RECORDS SHOWN:
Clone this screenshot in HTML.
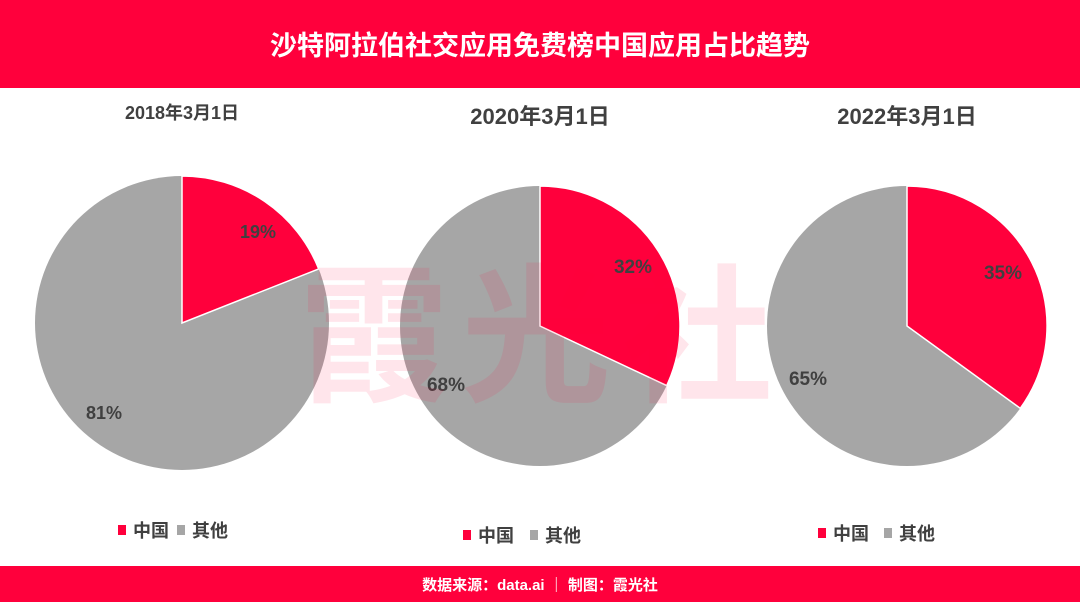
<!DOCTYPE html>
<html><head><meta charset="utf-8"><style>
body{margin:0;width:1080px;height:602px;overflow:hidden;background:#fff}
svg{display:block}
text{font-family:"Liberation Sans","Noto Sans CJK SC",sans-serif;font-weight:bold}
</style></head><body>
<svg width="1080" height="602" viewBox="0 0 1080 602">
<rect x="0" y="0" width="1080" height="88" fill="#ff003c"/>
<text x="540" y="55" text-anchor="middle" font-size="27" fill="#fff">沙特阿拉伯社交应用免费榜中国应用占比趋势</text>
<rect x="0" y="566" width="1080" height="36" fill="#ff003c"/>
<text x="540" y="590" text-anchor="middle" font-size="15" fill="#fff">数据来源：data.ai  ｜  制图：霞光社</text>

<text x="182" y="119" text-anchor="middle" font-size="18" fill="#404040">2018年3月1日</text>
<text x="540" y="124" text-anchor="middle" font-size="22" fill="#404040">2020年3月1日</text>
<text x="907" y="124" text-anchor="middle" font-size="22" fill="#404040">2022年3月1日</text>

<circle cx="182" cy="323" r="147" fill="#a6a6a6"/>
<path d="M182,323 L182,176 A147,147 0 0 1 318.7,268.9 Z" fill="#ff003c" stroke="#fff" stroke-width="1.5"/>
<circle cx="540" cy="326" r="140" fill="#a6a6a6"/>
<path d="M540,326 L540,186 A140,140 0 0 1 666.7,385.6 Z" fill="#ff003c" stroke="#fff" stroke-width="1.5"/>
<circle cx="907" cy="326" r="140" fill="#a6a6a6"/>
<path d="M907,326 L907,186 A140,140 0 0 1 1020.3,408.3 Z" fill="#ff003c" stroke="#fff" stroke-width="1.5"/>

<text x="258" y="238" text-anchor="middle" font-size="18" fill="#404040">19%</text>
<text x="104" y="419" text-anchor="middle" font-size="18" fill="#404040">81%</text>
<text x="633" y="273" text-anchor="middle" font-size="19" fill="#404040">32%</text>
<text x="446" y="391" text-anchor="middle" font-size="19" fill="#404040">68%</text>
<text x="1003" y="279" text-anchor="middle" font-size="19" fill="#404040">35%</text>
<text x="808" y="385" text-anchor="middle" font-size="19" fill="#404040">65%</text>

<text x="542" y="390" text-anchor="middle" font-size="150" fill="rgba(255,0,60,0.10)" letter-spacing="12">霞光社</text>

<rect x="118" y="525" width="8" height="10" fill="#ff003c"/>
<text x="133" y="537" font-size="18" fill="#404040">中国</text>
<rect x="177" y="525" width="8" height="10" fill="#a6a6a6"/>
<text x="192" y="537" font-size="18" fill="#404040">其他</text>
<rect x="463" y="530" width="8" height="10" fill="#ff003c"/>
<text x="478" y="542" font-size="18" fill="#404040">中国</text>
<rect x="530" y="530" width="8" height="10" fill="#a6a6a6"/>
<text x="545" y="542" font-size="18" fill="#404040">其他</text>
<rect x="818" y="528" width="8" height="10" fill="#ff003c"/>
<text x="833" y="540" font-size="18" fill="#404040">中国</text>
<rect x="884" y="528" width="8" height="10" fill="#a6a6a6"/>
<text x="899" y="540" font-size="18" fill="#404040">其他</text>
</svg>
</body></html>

---

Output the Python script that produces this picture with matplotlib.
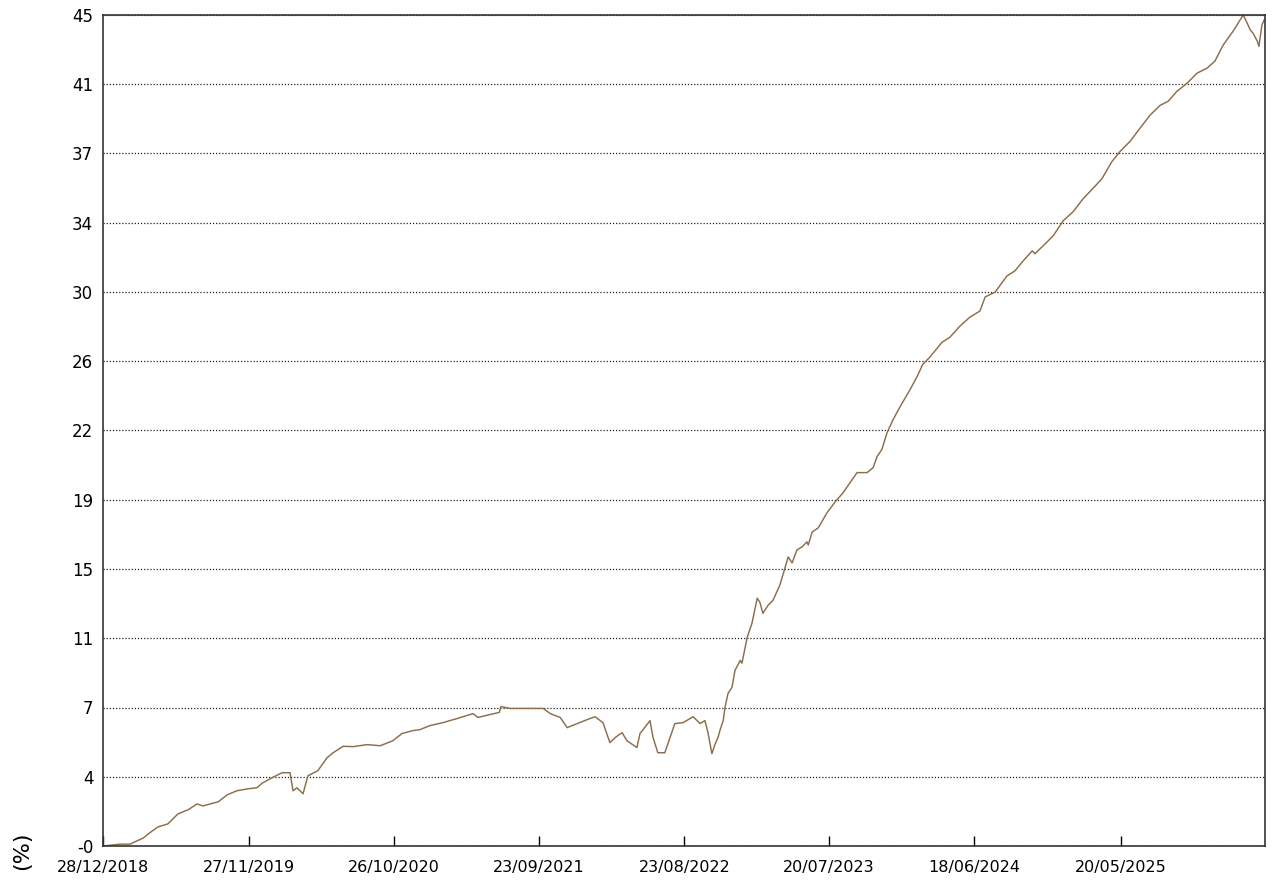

TASK: Start with the line that includes "Clone this screenshot in HTML." and finish with the line that includes "L907,186 A140,140 0": reproduce those lines exactly, nothing before or after, and omit any pictures.

RESULT FOR THIS TASK:
Clone this screenshot in HTML.
<!DOCTYPE html>
<html><head><meta charset="utf-8"><style>
body{margin:0;width:1080px;height:602px;overflow:hidden;background:#fff}
svg{display:block}
text{font-family:"Liberation Sans","Noto Sans CJK SC",sans-serif;font-weight:bold}
</style></head><body>
<svg width="1080" height="602" viewBox="0 0 1080 602">
<rect x="0" y="0" width="1080" height="88" fill="#ff003c"/>
<text x="540" y="55" text-anchor="middle" font-size="27" fill="#fff">沙特阿拉伯社交应用免费榜中国应用占比趋势</text>
<rect x="0" y="566" width="1080" height="36" fill="#ff003c"/>
<text x="540" y="590" text-anchor="middle" font-size="15" fill="#fff">数据来源：data.ai  ｜  制图：霞光社</text>

<text x="182" y="119" text-anchor="middle" font-size="18" fill="#404040">2018年3月1日</text>
<text x="540" y="124" text-anchor="middle" font-size="22" fill="#404040">2020年3月1日</text>
<text x="907" y="124" text-anchor="middle" font-size="22" fill="#404040">2022年3月1日</text>

<circle cx="182" cy="323" r="147" fill="#a6a6a6"/>
<path d="M182,323 L182,176 A147,147 0 0 1 318.7,268.9 Z" fill="#ff003c" stroke="#fff" stroke-width="1.5"/>
<circle cx="540" cy="326" r="140" fill="#a6a6a6"/>
<path d="M540,326 L540,186 A140,140 0 0 1 666.7,385.6 Z" fill="#ff003c" stroke="#fff" stroke-width="1.5"/>
<circle cx="907" cy="326" r="140" fill="#a6a6a6"/>
<path d="M907,326 L907,186 A140,140 0 0 1 1020.3,408.3 Z" fill="#ff003c" stroke="#fff" stroke-width="1.5"/>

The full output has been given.